DESCRIPTION OF THE TASK:
Quote the records in full and leave their pictures out.

====================

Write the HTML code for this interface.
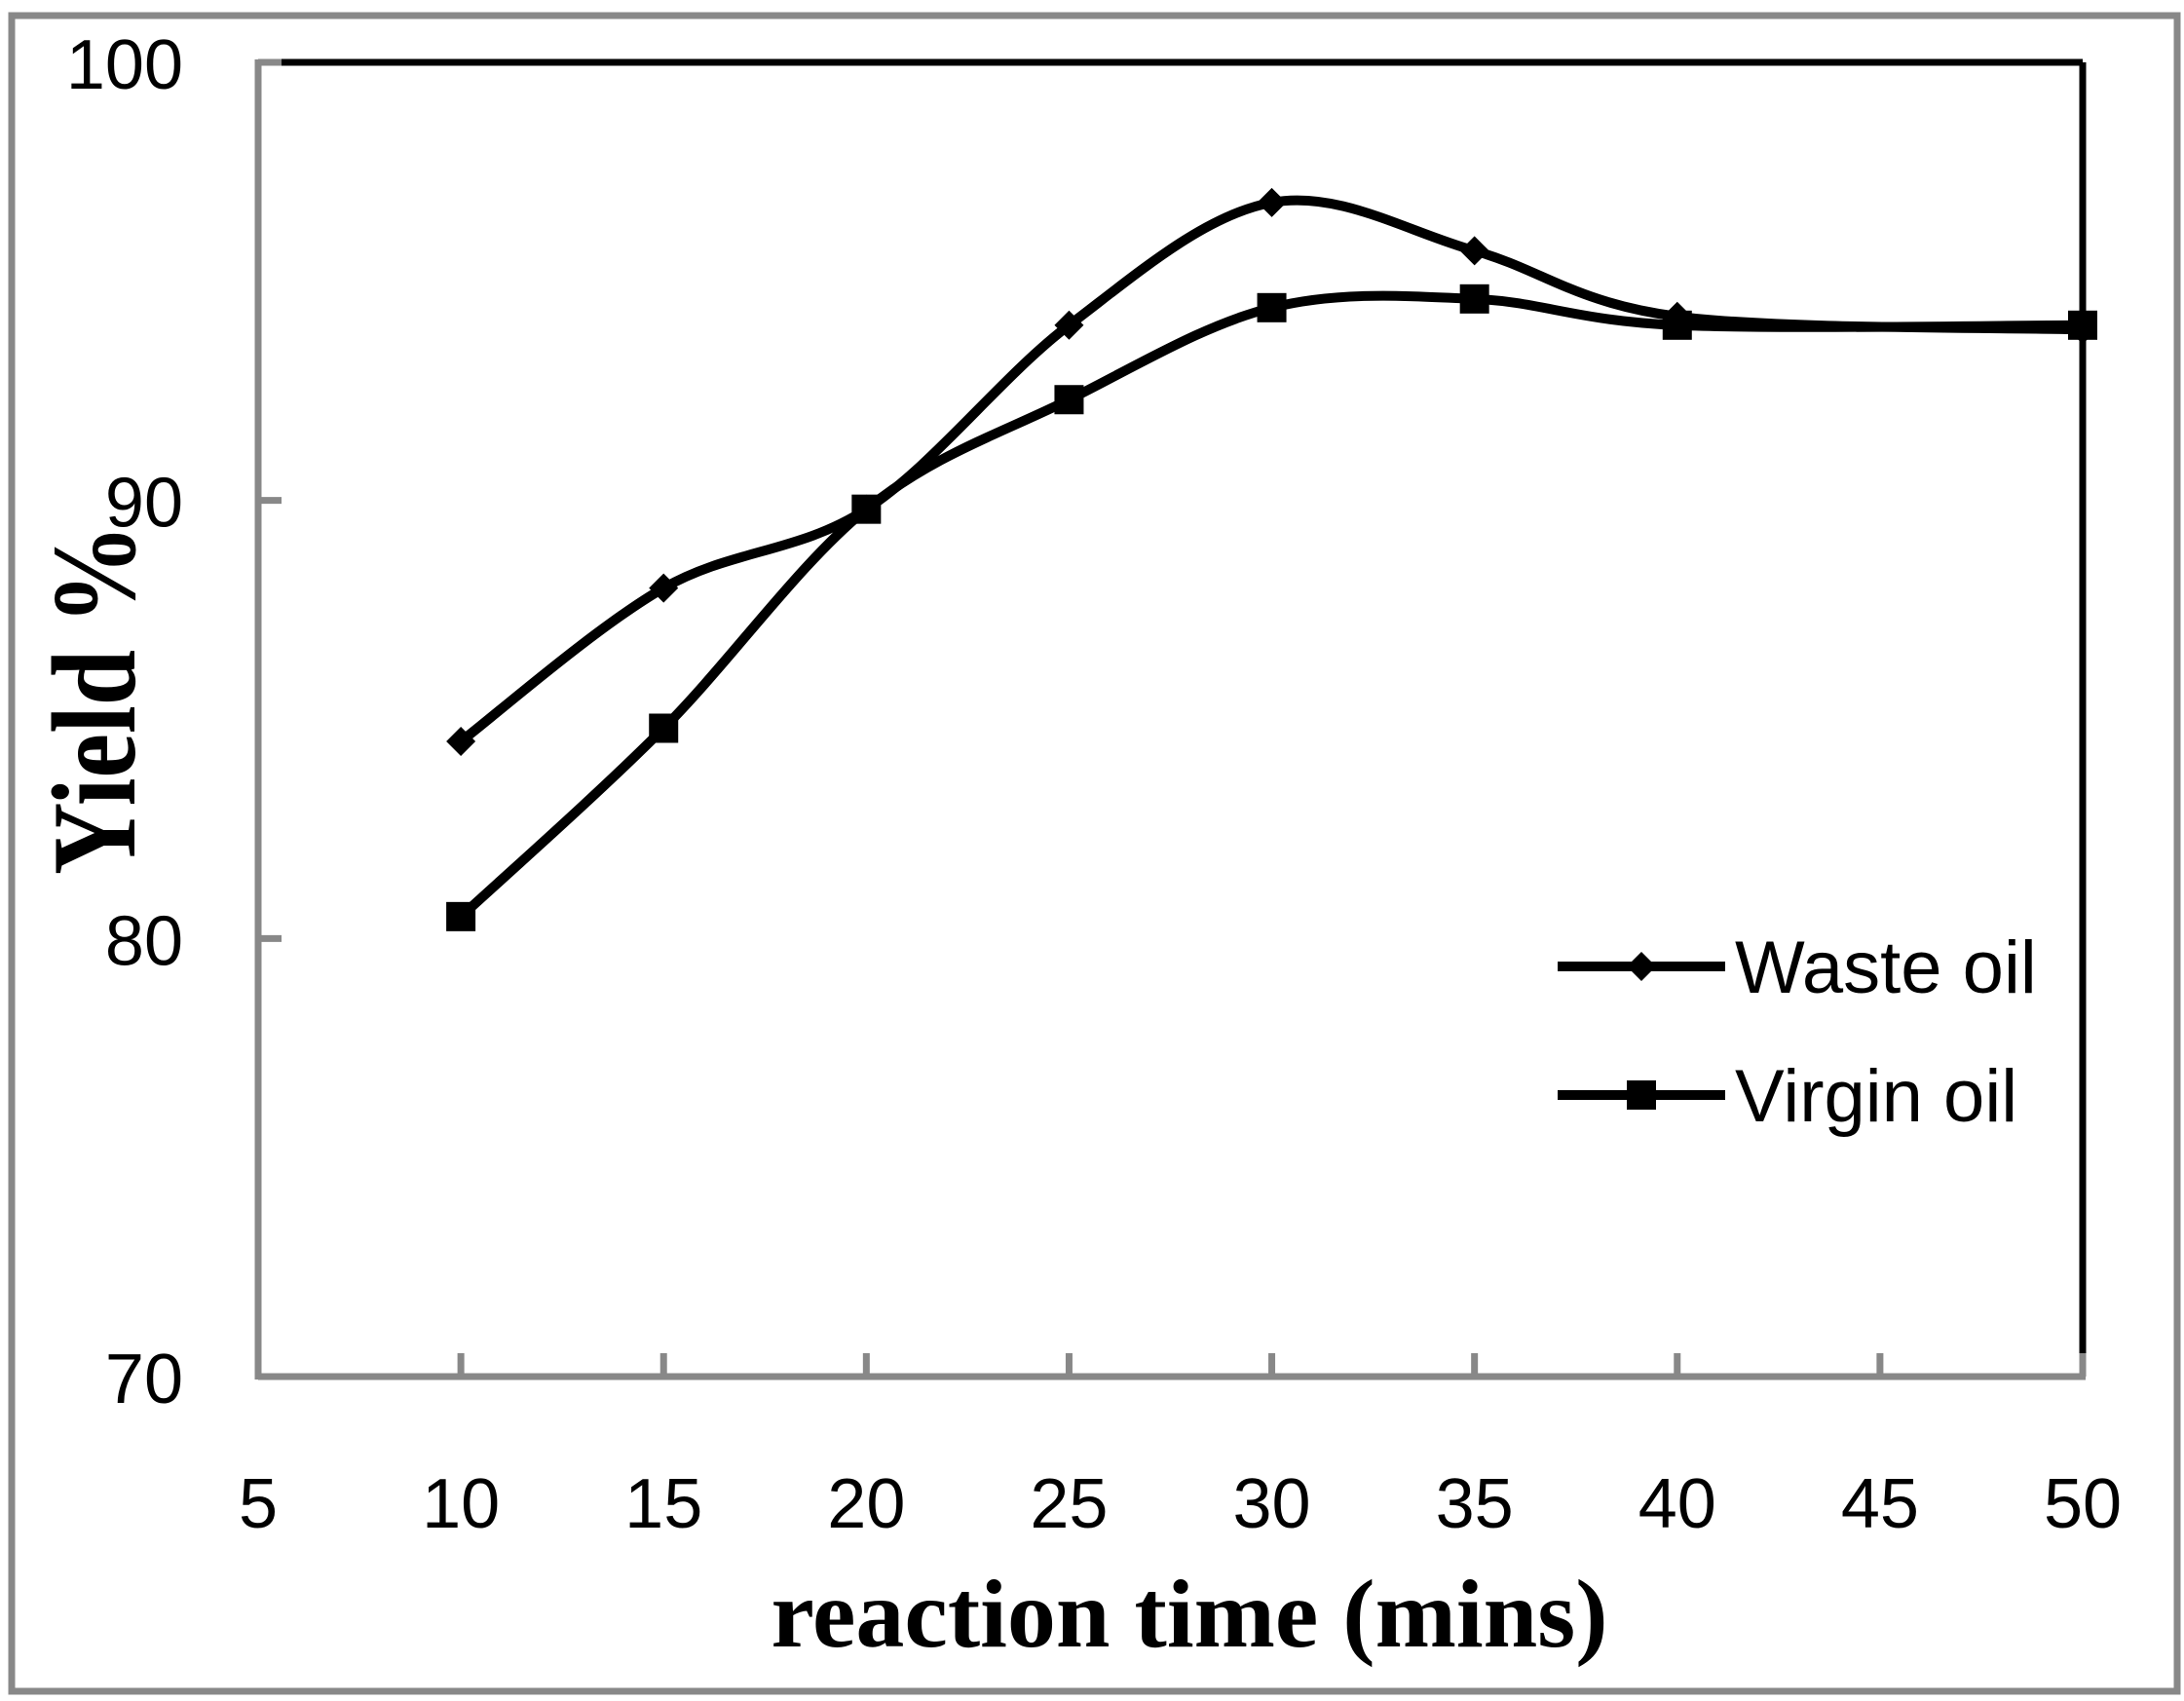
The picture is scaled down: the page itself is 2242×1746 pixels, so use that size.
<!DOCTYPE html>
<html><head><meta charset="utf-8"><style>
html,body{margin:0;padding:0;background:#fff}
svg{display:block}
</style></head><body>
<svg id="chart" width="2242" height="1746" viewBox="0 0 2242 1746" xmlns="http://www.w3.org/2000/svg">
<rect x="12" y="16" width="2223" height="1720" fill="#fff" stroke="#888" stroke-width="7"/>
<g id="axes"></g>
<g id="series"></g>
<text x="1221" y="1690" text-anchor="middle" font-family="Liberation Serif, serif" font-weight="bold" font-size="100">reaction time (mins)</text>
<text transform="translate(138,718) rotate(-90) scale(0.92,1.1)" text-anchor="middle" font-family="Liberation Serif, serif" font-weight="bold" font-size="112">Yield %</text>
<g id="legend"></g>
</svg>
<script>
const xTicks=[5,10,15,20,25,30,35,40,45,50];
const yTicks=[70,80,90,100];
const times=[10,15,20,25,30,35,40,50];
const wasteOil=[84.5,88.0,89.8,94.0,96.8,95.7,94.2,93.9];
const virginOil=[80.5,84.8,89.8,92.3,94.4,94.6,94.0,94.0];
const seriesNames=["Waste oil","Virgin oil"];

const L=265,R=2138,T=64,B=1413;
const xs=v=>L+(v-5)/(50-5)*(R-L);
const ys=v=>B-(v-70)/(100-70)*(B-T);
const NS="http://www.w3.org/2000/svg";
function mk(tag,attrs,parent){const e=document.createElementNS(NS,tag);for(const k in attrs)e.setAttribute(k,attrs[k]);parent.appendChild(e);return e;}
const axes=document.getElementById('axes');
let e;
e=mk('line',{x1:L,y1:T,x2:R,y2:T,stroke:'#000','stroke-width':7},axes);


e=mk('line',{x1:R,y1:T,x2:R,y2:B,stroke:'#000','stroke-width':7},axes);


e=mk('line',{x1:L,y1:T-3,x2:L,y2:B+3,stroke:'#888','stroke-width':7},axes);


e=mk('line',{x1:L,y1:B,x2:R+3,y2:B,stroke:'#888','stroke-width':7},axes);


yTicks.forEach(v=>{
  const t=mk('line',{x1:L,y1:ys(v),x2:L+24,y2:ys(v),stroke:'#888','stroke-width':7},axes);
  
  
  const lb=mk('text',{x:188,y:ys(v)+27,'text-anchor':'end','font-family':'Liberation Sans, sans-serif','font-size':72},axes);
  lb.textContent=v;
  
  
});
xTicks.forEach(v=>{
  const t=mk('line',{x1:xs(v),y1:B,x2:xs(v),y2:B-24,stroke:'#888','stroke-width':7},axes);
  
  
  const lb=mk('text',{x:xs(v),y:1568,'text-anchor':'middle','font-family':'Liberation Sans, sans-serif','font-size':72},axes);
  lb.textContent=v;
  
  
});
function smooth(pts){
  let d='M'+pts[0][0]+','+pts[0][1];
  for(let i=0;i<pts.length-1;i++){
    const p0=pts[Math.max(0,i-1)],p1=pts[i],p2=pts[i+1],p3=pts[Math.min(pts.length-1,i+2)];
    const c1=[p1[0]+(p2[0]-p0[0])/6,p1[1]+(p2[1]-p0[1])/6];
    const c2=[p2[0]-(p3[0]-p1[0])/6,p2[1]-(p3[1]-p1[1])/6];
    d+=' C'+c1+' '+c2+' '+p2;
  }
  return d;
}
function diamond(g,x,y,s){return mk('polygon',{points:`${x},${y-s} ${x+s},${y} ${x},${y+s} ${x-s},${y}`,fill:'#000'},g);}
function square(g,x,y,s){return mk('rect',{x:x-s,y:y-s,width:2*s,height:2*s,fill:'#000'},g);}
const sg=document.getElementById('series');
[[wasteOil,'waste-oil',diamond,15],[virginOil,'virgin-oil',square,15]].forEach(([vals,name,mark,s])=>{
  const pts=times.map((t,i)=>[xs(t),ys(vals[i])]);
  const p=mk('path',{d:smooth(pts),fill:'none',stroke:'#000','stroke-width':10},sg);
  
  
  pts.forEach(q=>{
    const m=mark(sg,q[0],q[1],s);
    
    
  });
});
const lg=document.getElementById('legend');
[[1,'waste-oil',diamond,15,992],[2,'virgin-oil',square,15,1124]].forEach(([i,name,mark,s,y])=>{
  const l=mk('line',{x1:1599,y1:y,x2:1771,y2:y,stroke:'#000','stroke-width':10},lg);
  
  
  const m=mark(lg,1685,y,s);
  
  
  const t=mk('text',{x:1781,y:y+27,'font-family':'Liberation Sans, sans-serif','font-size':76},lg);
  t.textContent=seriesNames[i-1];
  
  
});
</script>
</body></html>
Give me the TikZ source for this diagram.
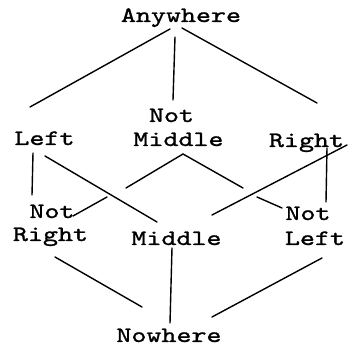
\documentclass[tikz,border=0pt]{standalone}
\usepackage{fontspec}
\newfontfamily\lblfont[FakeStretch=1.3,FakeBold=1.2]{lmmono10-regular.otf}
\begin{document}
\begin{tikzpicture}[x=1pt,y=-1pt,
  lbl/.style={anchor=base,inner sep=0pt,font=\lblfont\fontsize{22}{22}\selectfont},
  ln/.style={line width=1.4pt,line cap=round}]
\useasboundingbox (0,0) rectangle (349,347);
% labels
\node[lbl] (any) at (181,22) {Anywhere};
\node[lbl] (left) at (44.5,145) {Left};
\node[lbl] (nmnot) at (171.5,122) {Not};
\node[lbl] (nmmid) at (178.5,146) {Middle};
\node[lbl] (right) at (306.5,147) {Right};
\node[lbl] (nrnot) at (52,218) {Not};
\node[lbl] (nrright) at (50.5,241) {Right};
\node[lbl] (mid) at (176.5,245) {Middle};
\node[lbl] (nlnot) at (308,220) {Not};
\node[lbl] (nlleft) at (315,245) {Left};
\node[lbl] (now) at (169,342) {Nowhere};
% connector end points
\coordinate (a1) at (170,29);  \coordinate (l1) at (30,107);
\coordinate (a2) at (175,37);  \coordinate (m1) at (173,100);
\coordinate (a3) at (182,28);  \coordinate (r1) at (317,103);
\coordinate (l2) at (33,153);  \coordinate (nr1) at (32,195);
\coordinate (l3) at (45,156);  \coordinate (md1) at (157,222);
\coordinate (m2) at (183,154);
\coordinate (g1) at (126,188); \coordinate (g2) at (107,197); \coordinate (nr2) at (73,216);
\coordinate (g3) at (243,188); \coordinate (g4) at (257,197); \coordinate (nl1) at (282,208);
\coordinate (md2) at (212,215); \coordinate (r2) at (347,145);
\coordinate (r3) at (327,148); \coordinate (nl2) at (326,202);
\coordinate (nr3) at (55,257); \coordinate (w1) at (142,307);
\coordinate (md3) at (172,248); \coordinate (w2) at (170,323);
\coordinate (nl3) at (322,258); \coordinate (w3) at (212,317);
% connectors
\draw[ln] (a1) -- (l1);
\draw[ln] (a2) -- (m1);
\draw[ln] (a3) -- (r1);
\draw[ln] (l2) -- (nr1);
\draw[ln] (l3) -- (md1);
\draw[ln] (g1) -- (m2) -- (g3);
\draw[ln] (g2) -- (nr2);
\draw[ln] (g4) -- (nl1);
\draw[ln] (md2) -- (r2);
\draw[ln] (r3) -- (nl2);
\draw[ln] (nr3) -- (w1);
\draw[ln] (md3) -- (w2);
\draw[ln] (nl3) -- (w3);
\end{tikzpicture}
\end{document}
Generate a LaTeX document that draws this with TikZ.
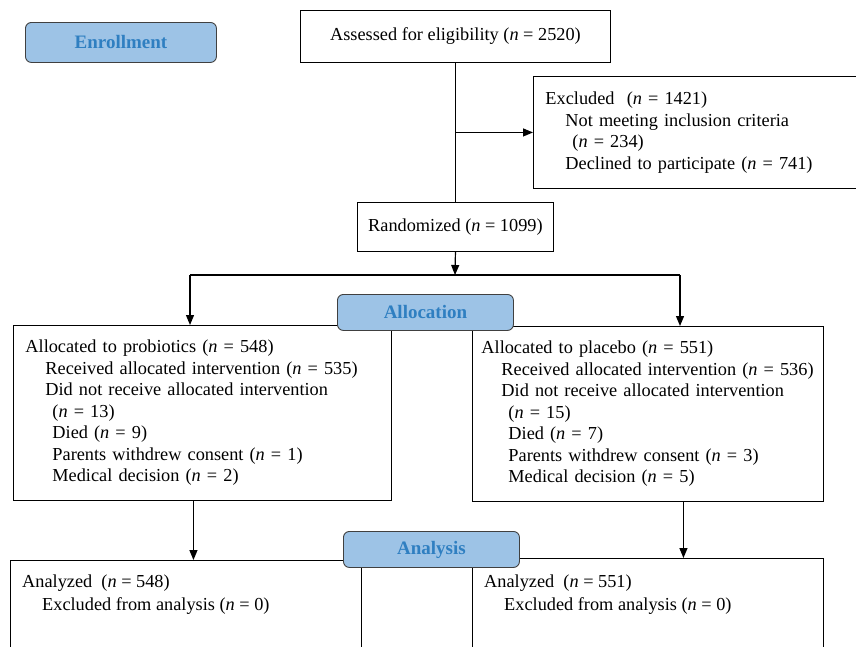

====================

THE SOLUTION:
Write the HTML code for this interface.
The picture is scaled down: the page itself is 2242×1746 pixels, so use that size.
<!DOCTYPE html>
<html><head><meta charset="utf-8"><style>
html,body{margin:0;padding:0;background:#fff}
svg{display:block}
</style></head><body>
<svg id="chart" width="2242" height="1746" viewBox="0 0 2242 1746" xmlns="http://www.w3.org/2000/svg">
<rect x="12" y="16" width="2223" height="1720" fill="#fff" stroke="#888" stroke-width="7"/>
<g id="axes"></g>
<g id="series"></g>
<text x="1221" y="1690" text-anchor="middle" font-family="Liberation Serif, serif" font-weight="bold" font-size="100">reaction time (mins)</text>
<text transform="translate(138,718) rotate(-90) scale(0.92,1.1)" text-anchor="middle" font-family="Liberation Serif, serif" font-weight="bold" font-size="112">Yield %</text>
<g id="legend"></g>
</svg>
<script>
const xTicks=[5,10,15,20,25,30,35,40,45,50];
const yTicks=[70,80,90,100];
const times=[10,15,20,25,30,35,40,50];
const wasteOil=[84.5,88.0,89.8,94.0,96.8,95.7,94.2,93.9];
const virginOil=[80.5,84.8,89.8,92.3,94.4,94.6,94.0,94.0];
const seriesNames=["Waste oil","Virgin oil"];

const L=265,R=2138,T=64,B=1413;
const xs=v=>L+(v-5)/(50-5)*(R-L);
const ys=v=>B-(v-70)/(100-70)*(B-T);
const NS="http://www.w3.org/2000/svg";
function mk(tag,attrs,parent){const e=document.createElementNS(NS,tag);for(const k in attrs)e.setAttribute(k,attrs[k]);parent.appendChild(e);return e;}
const axes=document.getElementById('axes');
let e;
e=mk('line',{x1:L,y1:T,x2:R,y2:T,stroke:'#000','stroke-width':7},axes);


e=mk('line',{x1:R,y1:T,x2:R,y2:B,stroke:'#000','stroke-width':7},axes);


e=mk('line',{x1:L,y1:T-3,x2:L,y2:B+3,stroke:'#888','stroke-width':7},axes);


e=mk('line',{x1:L,y1:B,x2:R+3,y2:B,stroke:'#888','stroke-width':7},axes);


yTicks.forEach(v=>{
  const t=mk('line',{x1:L,y1:ys(v),x2:L+24,y2:ys(v),stroke:'#888','stroke-width':7},axes);
  
  
  const lb=mk('text',{x:188,y:ys(v)+27,'text-anchor':'end','font-family':'Liberation Sans, sans-serif','font-size':72},axes);
  lb.textContent=v;
  
  
});
xTicks.forEach(v=>{
  const t=mk('line',{x1:xs(v),y1:B,x2:xs(v),y2:B-24,stroke:'#888','stroke-width':7},axes);
  
  
  const lb=mk('text',{x:xs(v),y:1568,'text-anchor':'middle','font-family':'Liberation Sans, sans-serif','font-size':72},axes);
  lb.textContent=v;
  
  
});
function smooth(pts){
  let d='M'+pts[0][0]+','+pts[0][1];
  for(let i=0;i<pts.length-1;i++){
    const p0=pts[Math.max(0,i-1)],p1=pts[i],p2=pts[i+1],p3=pts[Math.min(pts.length-1,i+2)];
    const c1=[p1[0]+(p2[0]-p0[0])/6,p1[1]+(p2[1]-p0[1])/6];
    const c2=[p2[0]-(p3[0]-p1[0])/6,p2[1]-(p3[1]-p1[1])/6];
    d+=' C'+c1+' '+c2+' '+p2;
  }
  return d;
}
function diamond(g,x,y,s){return mk('polygon',{points:`${x},${y-s} ${x+s},${y} ${x},${y+s} ${x-s},${y}`,fill:'#000'},g);}
function square(g,x,y,s){return mk('rect',{x:x-s,y:y-s,width:2*s,height:2*s,fill:'#000'},g);}
const sg=document.getElementById('series');
[[wasteOil,'waste-oil',diamond,15],[virginOil,'virgin-oil',square,15]].forEach(([vals,name,mark,s])=>{
  const pts=times.map((t,i)=>[xs(t),ys(vals[i])]);
  const p=mk('path',{d:smooth(pts),fill:'none',stroke:'#000','stroke-width':10},sg);
  
  
  pts.forEach(q=>{
    const m=mark(sg,q[0],q[1],s);
    
    
  });
});
const lg=document.getElementById('legend');
[[1,'waste-oil',diamond,15,992],[2,'virgin-oil',square,15,1124]].forEach(([i,name,mark,s,y])=>{
  const l=mk('line',{x1:1599,y1:y,x2:1771,y2:y,stroke:'#000','stroke-width':10},lg);
  
  
  const m=mark(lg,1685,y,s);
  
  
  const t=mk('text',{x:1781,y:y+27,'font-family':'Liberation Sans, sans-serif','font-size':76},lg);
  t.textContent=seriesNames[i-1];
  
  
});
</script>
</body></html>
Give me the TikZ source for this diagram.
\documentclass[tikz,border=0pt]{standalone}
\usepackage{fontspec}
\newfontfamily\lblfont[FakeStretch=1.3,FakeBold=1.2]{lmmono10-regular.otf}
\begin{document}
\begin{tikzpicture}[x=1pt,y=-1pt,
  lbl/.style={anchor=base,inner sep=0pt,font=\lblfont\fontsize{22}{22}\selectfont},
  ln/.style={line width=1.4pt,line cap=round}]
\useasboundingbox (0,0) rectangle (349,347);
% labels
\node[lbl] (any) at (181,22) {Anywhere};
\node[lbl] (left) at (44.5,145) {Left};
\node[lbl] (nmnot) at (171.5,122) {Not};
\node[lbl] (nmmid) at (178.5,146) {Middle};
\node[lbl] (right) at (306.5,147) {Right};
\node[lbl] (nrnot) at (52,218) {Not};
\node[lbl] (nrright) at (50.5,241) {Right};
\node[lbl] (mid) at (176.5,245) {Middle};
\node[lbl] (nlnot) at (308,220) {Not};
\node[lbl] (nlleft) at (315,245) {Left};
\node[lbl] (now) at (169,342) {Nowhere};
% connector end points
\coordinate (a1) at (170,29);  \coordinate (l1) at (30,107);
\coordinate (a2) at (175,37);  \coordinate (m1) at (173,100);
\coordinate (a3) at (182,28);  \coordinate (r1) at (317,103);
\coordinate (l2) at (33,153);  \coordinate (nr1) at (32,195);
\coordinate (l3) at (45,156);  \coordinate (md1) at (157,222);
\coordinate (m2) at (183,154);
\coordinate (g1) at (126,188); \coordinate (g2) at (107,197); \coordinate (nr2) at (73,216);
\coordinate (g3) at (243,188); \coordinate (g4) at (257,197); \coordinate (nl1) at (282,208);
\coordinate (md2) at (212,215); \coordinate (r2) at (347,145);
\coordinate (r3) at (327,148); \coordinate (nl2) at (326,202);
\coordinate (nr3) at (55,257); \coordinate (w1) at (142,307);
\coordinate (md3) at (172,248); \coordinate (w2) at (170,323);
\coordinate (nl3) at (322,258); \coordinate (w3) at (212,317);
% connectors
\draw[ln] (a1) -- (l1);
\draw[ln] (a2) -- (m1);
\draw[ln] (a3) -- (r1);
\draw[ln] (l2) -- (nr1);
\draw[ln] (l3) -- (md1);
\draw[ln] (g1) -- (m2) -- (g3);
\draw[ln] (g2) -- (nr2);
\draw[ln] (g4) -- (nl1);
\draw[ln] (md2) -- (r2);
\draw[ln] (r3) -- (nl2);
\draw[ln] (nr3) -- (w1);
\draw[ln] (md3) -- (w2);
\draw[ln] (nl3) -- (w3);
\end{tikzpicture}
\end{document}
Generate a LaTeX document that draws this with TikZ.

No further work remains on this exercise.